The secretive Apple has never publicly talked about being an AWS customer, but its use of it, as well as Microsoft’s cloud, Azure, has been widely reported since at least 2011 and was confirmed by Apple in a security document. Apple uses AWS and Azure for parts of its iCloud services, The New York Times reported.

Last month, Morgan Stanley analyst Brian Nowak estimated that Apple spends about $1 billion a year on AWS.

Mark Bergen:

For Apple, though, the deal might portend a move to cut costs ahead of creating its own cloud storage system. Google’s cloud team is in deal-making mode, aggressively seeking to bring in new customers to use its cloud services, and may have sweetened the deal — or been more willing than AWS and Azure to concede to Apple’s demands.

[…]

According to a source familiar with the matter, Apple already has a team working on this; it’s known internally as “McQueen,” as in Steve. It’s unclear if that project will materialize or when. But a source tells Re/code that the codename refers to Apple’s intent sometime in the next few years to break its reliance on all three outside cloud providers in favor of its own soup-to-nuts infrastructure.

I would be shocked if Apple hasn’t been planning a move to its own data centers since before iCloud was announced.

Previously: Dropbox’s Exodus From the Amazon Cloud Empire.

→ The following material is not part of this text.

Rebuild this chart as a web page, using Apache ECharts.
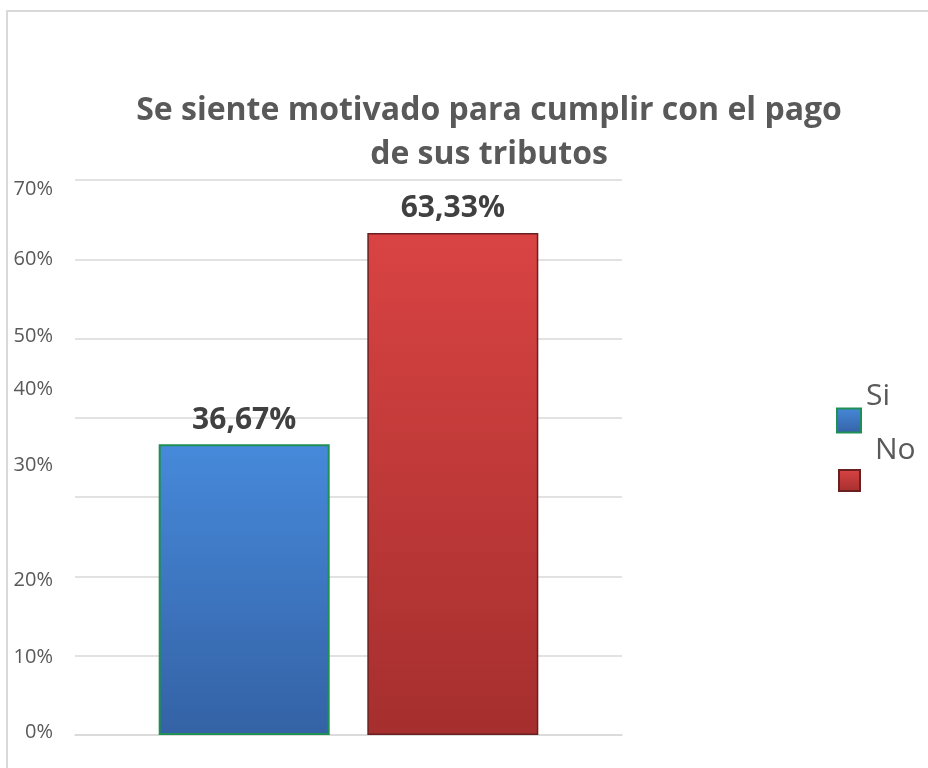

Update (2016-03-23): Jordan Kahn:

Adding to a report from VentureBeat earlier this week, today’s report offers more details on what Apple is doing with “Project McQueen” that could see the company replacing third-party vendors with more of its own cloud infrastructure. The Information reports that Project McQueen is actually just one of at least six internal efforts at Apple including building its own servers, networking equipment, and “systems that could one day help developers to power their apps.”

[…]

And when it comes to building its own servers, the report claims that Apple is partly motivated by the fact that it believes the servers it receives from third-parties have been “intercepted during shipping, with additional chips and firmware added to them by unknown third parties in order to make them vulnerable to infiltration.”